Bringing some hope at the end of last month, the federal shipping office, Bundesamt für Schifffahrt und Hydrologie (BSH), granted two new authorisations -- with conditions attached -- for neighbouring pilot projects in the North Sea from Energiekontor and Plambeck Neue Energien. Another three decisions are likely in the short term. Energiekontor's Borkum Riffgrund West pilot project, of 80 turbines up to 5 MW in size, can proceed once a cable permit has been granted for the route through a coastal nature park; the company must also satisfy authorities on other engineering details.

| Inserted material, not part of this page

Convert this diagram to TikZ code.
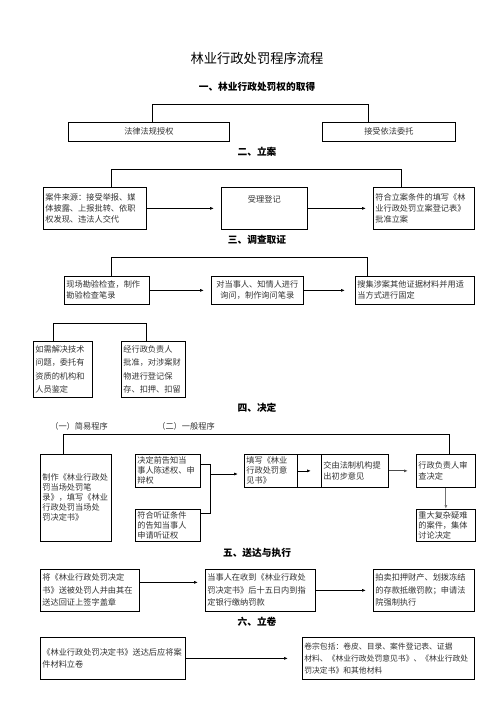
\documentclass[tikz,border=0pt]{standalone}
\usepackage{fontspec}
\setmainfont{Noto Sans CJK SC}
\usepackage{tikz}
\usetikzlibrary{calc}
\usetikzlibrary{arrows.meta}

\begin{document}
\begin{tikzpicture}[x=1pt,y=-1pt,
        box/.style={draw,line width=0.7pt,anchor=north west,inner sep=2pt,align=left,
            font=\fontsize{8.2}{11}\selectfont,text=black!80},
        head/.style={font=\fontsize{9.7}{11}\selectfont\bfseries},
        fleche/.style={-{Latex[length=4pt,width=3pt]},line width=0.7pt},
        crochet/.style={line width=0.7pt}]
    \useasboundingbox (0,0) rectangle (502,728);

    \node[font=\fontsize{13.3}{15}\selectfont] (titre) at (257,58) {林业行政处罚程序流程};

    % un
    \node[head] (h1) at (257,87) {一、林业行政处罚权的取得};
    \node[box,align=center,text width=157pt,minimum height=19pt] (loi) at (68,122) {法律法规授权};
    \node[box,align=center,text width=129pt,minimum height=19pt] (mandat) at (322,122) {接受依法委托};
    \draw[crochet] ($(loi.north west)!.52!(loi.north east)$) -- ++(0,-18) -| ($(mandat.north west)!.35!(mandat.north east)$);

    % deux
    \node[head] (h2) at (257,152) {二、立案};
    \node[box,text width=99pt,minimum height=42pt] (source) at (43,187) {案件来源：接受举报、媒\\体披露、上报批转、依职\\权发现、违法人交代};
    \node[box,align=center,text width=82pt,minimum height=42pt,text height=11pt,text depth=23pt] (enreg) at (221,187) {受理登记};
    \node[box,text width=97pt,minimum height=42pt] (dossier) at (373,187) {符合立案条件的填写《林\\业行政处罚立案登记表》\\批准立案};
    \draw[crochet] ($(source.north west)!.66!(source.north east)$) -- ++(0,-18) -| ($(dossier.north west)!.28!(dossier.north east)$);
    \draw[fleche,shorten >=7pt] (source) -- (enreg);
    \draw[fleche,shorten >=7pt] (enreg) -- (dossier);

    % trois
    \node[head] (h3) at (257,240) {三、调查取证};
    \node[box,text width=81pt,minimum height=28pt] (terrain) at (64,276) {现场勘验检查，制作\\勘验检查笔录};
    \node[box,align=center,text width=88pt,minimum height=28pt] (audition) at (211,276) {对当事人、知情人进行\\询问，制作询问笔录};
    \node[box,text width=115pt,minimum height=28pt] (preuves) at (355,276) {搜集涉案其他证据材料并用适\\当方式进行固定};
    \draw[crochet] ($(terrain.north west)!.55!(terrain.north east)$) -- ++(0,-19) -| ($(preuves.north west)!.10!(preuves.north east)$);
    \draw[fleche,shorten >=7pt] (terrain) -- (audition);
    \draw[fleche,shorten >=10pt] (audition) -- (preuves);
    \node[box,text width=55pt,minimum height=56pt,font=\fontsize{8.2}{13.5}\selectfont] (expert) at (33,341) {如需解决技术\\问题，委托有\\资质的机构和\\人员鉴定};
    \node[box,text width=60pt,minimum height=56pt,font=\fontsize{8.2}{13.5}\selectfont] (saisie) at (121,341) {经行政负责人\\批准，对涉案财\\物进行登记保\\存、扣押、扣留};
    \draw[crochet] ($(expert.north west)!.34!(expert.north east)$) -- ++(0,-18) -| ($(saisie.north west)!.39!(saisie.north east)$);

    % quatre
    \node[head] (h4) at (257,408) {四、决定};
    \node[font=\fontsize{8.2}{10}\selectfont,text=black!80] (simple) at (79,426) {（一）简易程序};
    \node[font=\fontsize{8.2}{10}\selectfont,text=black!80] (general) at (186,426) {（二）一般程序};
    \node[box,text width=67pt,minimum height=87pt,font=\fontsize{8.2}{10}\selectfont] (surplace) at (40,454) {制作《林业行政处\\罚当场处罚笔\\录》，填写《林业\\行政处罚当场处\\罚决定书》};
    \node[box,text width=61pt,minimum height=33pt,font=\fontsize{8.2}{10}\selectfont] (avis) at (135,454) {决定前告知当\\事人陈述权、申\\辩权};
    \node[box,text width=61pt,minimum height=32pt,font=\fontsize{8.2}{10}\selectfont] (ecoute) at (135,509) {符合听证条件\\的告知当事人\\申请听证权};
    \node[box,text width=49pt,minimum height=33pt,font=\fontsize{8.2}{10}\selectfont] (opinion) at (244,454) {填写《林业\\行政处罚意\\见书》};
    \node[box,text width=63pt,minimum height=33pt,font=\fontsize{8.2}{10.5}\selectfont] (juriste) at (321,454) {交由法制机构提\\出初步意见};
    \node[box,text width=55pt,minimum height=33pt,font=\fontsize{8.2}{10.5}\selectfont] (chef) at (416,454) {行政负责人审\\查决定};
    \node[box,text width=55pt,minimum height=32pt,font=\fontsize{8.2}{10}\selectfont] (collectif) at (416,509) {重大复杂疑难\\的案件，集体\\讨论决定};
    \draw[crochet] ($(surplace.north west)!.32!(surplace.north east)$) -- ++(0,-20) -| ($(chef.north west)!.56!(chef.north east)$);
    \draw[crochet] ($(avis.north east)+(0,10)$) -- ++(10,0) |- ($(ecoute.north east)+(0,4)$);
    \coordinate (fourche) at ($(avis.north east)+(10,20)$);
    \draw[fleche,shorten >=6pt] (fourche) -- (fourche -| opinion.west);
    \draw[crochet] (opinion.north east) -- (juriste.north west);
    \draw[crochet] (opinion.south east) -- (juriste.south west);
    \draw[fleche,shorten >=10pt] (opinion) -- (juriste);
    \draw[fleche,line width=1.1pt,black!70,shorten >=8pt] (juriste) -- (chef);
    \draw[fleche,line width=1.1pt,black!55] (chef) -- (collectif);

    % cinq
    \node[head] (h5) at (257,553) {五、送达与执行};
    \node[box,text width=95pt,minimum height=42pt,font=\fontsize{8.2}{12.5}\selectfont] (remise) at (40,569) {将《林业行政处罚决定\\书》送被处罚人并由其在\\送达回证上签字盖章};
    \node[box,text width=106pt,minimum height=42pt,font=\fontsize{8.2}{12.5}\selectfont] (amende) at (205,569) {当事人在收到《林业行政处\\罚决定书》后十五日内到指\\定银行缴纳罚款};
    \node[box,text width=97pt,minimum height=42pt,font=\fontsize{8.2}{12.5}\selectfont] (force) at (373,569) {拍卖扣押财产、划拨冻结\\的存款抵缴罚款；申请法\\院强制执行};
    \coordinate (rq) at ([yshift=8pt]remise.east);
    \draw[fleche,shorten >=7pt] (rq) -- (rq -| amende.west);
    \draw[fleche,shorten >=7pt] (amende) -- (force);

    % six
    \node[head] (h6) at (257,622) {六、立卷};
    \node[box,text width=141pt,minimum height=42pt,font=\fontsize{8.2}{12}\selectfont] (classe) at (40,637) {《林业行政处罚决定书》送达后应将案\\件材料立卷};
    \node[box,text width=168pt,minimum height=42pt,font=\fontsize{7.8}{12}\selectfont] (contenu) at (302,637) {卷宗包括：卷皮、目录、案件登记表、证据\\材料、《林业行政处罚意见书》、《林业行政处\\罚决定书》和其他材料};
    \draw[fleche,shorten >=14pt] (classe) -- (contenu);
\end{tikzpicture}
\end{document}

It expects to start construction in 2006/2007. Plambeck -- which plans to use the same cable route -- received similar approval for its Borkum Riffgrund pilot of 77 turbines totalling up to 277 MW, with erection set for 2006.
NEARLY 70 GW IN PROCESS
Altogether, around 24 applications have been lodged for projects in the German North Sea outside the 12 nautical mile zone, totalling 64 GW. A few of these -- such as a 3 GW plant proposed by Plambeck -- are unlikely to be firmed up for at least a decade. Another four projects totalling 477 MW are under development within the zone. In the Baltic Sea, six projects of a combined 3475 MW are earmarked outside the 12 nautical mile zone and another four plant are within the zone for a total 149 MW. Germany has set a target for 3 GW of offshore wind energy installed by 2010.

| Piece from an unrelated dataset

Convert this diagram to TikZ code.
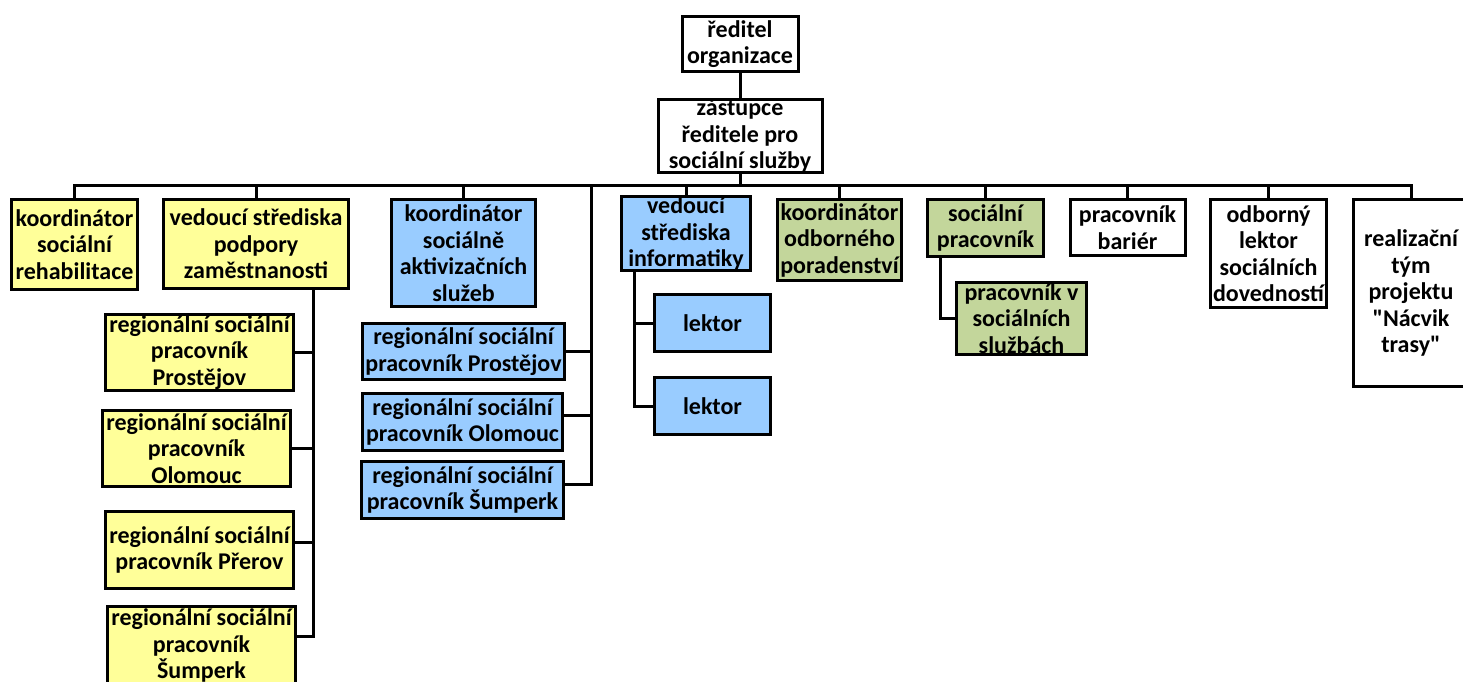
\documentclass[tikz,border=0pt]{standalone}
\usepackage{fontspec}
\newfontfamily\orgfont{Carlito}
\usetikzlibrary{positioning, calc}
\definecolor{orgyellow}{HTML}{FFFF99}
\definecolor{orgblue}{HTML}{99CCFF}
\definecolor{orggreen}{HTML}{C3D69B}

\begin{document}
\begin{tikzpicture}[x=1pt, y=-1pt,
    unit/.style={draw=black, line width=3pt, inner sep=0pt, align=center,
                 font=\orgfont\fontsize{24}{26.5}\selectfont\bfseries},
    plain/.style={unit, fill=white},
    yel/.style={unit, fill=orgyellow},
    blu/.style={unit, fill=orgblue},
    grn/.style={unit, fill=orggreen},
    link/.style={line width=3pt, black}
  ]
    \useasboundingbox (0,0) rectangle (1463,681);

    \node[plain, minimum width=116, minimum height=55] (dir) at (740,44) {ředitel\\organizace};
    \node[plain, minimum width=164, minimum height=73] (dep) at (740,136) {zástupce\\ředitele pro\\sociální služby};

    \node[yel, minimum width=126, minimum height=90] (kr) at (74.5,244.5) {koordinátor\\sociální\\rehabilitace};
    \node[yel, minimum width=185, minimum height=89] (vsp) at (256,244) {vedoucí střediska\\podpory\\zaměstnanosti};
    \node[blu, minimum width=144, minimum height=107] (kab) at (463.5,253) {koordinátor\\sociálně\\aktivizačních\\služeb};
    \node[blu, minimum width=129, minimum height=68] (vsi) at (686,233.5) {vedoucí\\střediska\\informatiky};
    \node[grn, minimum width=124, minimum height=81] (kop) at (839.5,240) {koordinátor\\odborného\\poradenství};
    \node[grn, minimum width=116, minimum height=57] (sp) at (985.5,228) {sociální\\pracovník};
    \node[plain, minimum width=115, minimum height=56] (pb) at (1127.5,227.5) {pracovník\\bariér};
    \node[plain, minimum width=116, minimum height=108] (ol) at (1268.5,253.5) {odborný\\lektor\\sociálních\\dovedností};
    \node[plain, minimum width=115, minimum height=187] (rt) at (1411,293) {realizační\\tým\\projektu\\"Nácvik\\trasy"};

    \node[yel, minimum width=188, minimum height=76] (ry1) at (199.5,352.5) {regionální sociální\\pracovník\\Prostějov};
    \node[yel, minimum width=188, minimum height=76] (ry2) at (196.5,448.5) {regionální sociální\\pracovník\\Olomouc};
    \node[yel, minimum width=188, minimum height=77] (ry3) at (199.5,550) {regionální sociální\\pracovník Přerov};
    \node[yel, minimum width=188, minimum height=78] (ry4) at (201.5,645.5) {regionální sociální\\pracovník\\Šumperk};

    \node[blu, minimum width=202, minimum height=56] (rb1) at (463.5,351.5) {regionální sociální\\pracovník Prostějov};
    \node[blu, minimum width=200, minimum height=57] (rb2) at (462.5,422) {regionální sociální\\pracovník Olomouc};
    \node[blu, minimum width=202, minimum height=57] (rb3) at (462.5,490) {regionální sociální\\pracovník Šumperk};

    \node[blu, minimum width=116, minimum height=57] (lek1) at (712.5,323) {lektor};
    \node[blu, minimum width=116, minimum height=57] (lek2) at (712.5,406) {lektor};

    \node[grn, minimum width=130, minimum height=72] (pvs) at (1021.5,318.5) {pracovník v\\sociálních\\službách};

    \coordinate (bus) at (740,185);
    \coordinate (btop) at (591,185);
    \coordinate (ytop) at ([xshift=-37pt]vsp.south east);
    \coordinate (itop) at ([xshift=14pt]vsi.south west);
    \coordinate (stop) at ([xshift=14pt]sp.south west);

    \draw[link] (dir) -- (dep);
    \draw[link] (dep.south) -- (bus);
    \foreach \n in {kr, vsp, kab, vsi, kop, sp, pb, ol, rt}
      \draw[link] (bus) -| (\n.north);

    \foreach \n/\s in {ry1/0, ry2/0, ry3/8, ry4/9}
      \draw[link] (ytop) |- ([yshift=\s pt]\n.east);
    \foreach \n/\s in {rb1/0, rb2/7, rb3/6}
      \draw[link] (btop) |- ([yshift=\s pt]\n.east);
    \foreach \n in {lek1, lek2}
      \draw[link] (itop) |- (\n.west);
    \draw[link] (stop) |- (pvs.west);
  \end{tikzpicture}
\end{document}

There is a bright side to the slow German progress, at least according to some. "Preparations for German offshore projects and getting them connected to the network on land needs a lot of time," says Stefan Küver of PricewaterhouseCoopers Corporate Finance in Hamburg. "But in the meantime, international projects already underway will provide valuable input for getting German projects bankable." Data gathered from offshore stations elsewhere will help to set the parameters for successful projects in Germany. "Every bit of experience counts in getting a track record for financing," he says.
Two of the three major energy companies with substantial involvement in German offshore developments are foreign. Dutch utility Essent, which acquired wind developer Winkra in 2002, has two projects slated. Energi E2, which built the 165 MW Nysted offshore plant in Denmark last year, clinched a joint venture in October with Plambeck Neue Energien. The third big company with offshore development in mind is German firm E.on Energy Projects, a subsidiary of giant energy company E.on. It has a hand in various projects, including the 72-turbine Nordsee Ost, still lacking a permit.
"Much will happen in the next two years," predicts Küver. Banks, investors and insurers have been primed by a series of Offshore Finance Circle workshops attended by, among others, 15 German banks. "For an offshore wind station investment of EUR 300 million, it would be normal [in Germany] for up to ten banks to be involved," says Küver.
The biggest risks, on both the technical and economic fronts, lie in the time-consuming development and testing of new offshore technology and the costs of connection to the electricity network. "German insurers, in particular, tend to have a more negative attitude to offshore projects," reports Thomas Michahelles of Marsh insurers branch in Hamburg.
Küver says wind measurements providing data on potential electricity output and the fixed price system set by the renewable energy law "provide sufficient basis" for costing projects and "initial findings indicate that economic efficiency is sufficient for project financing."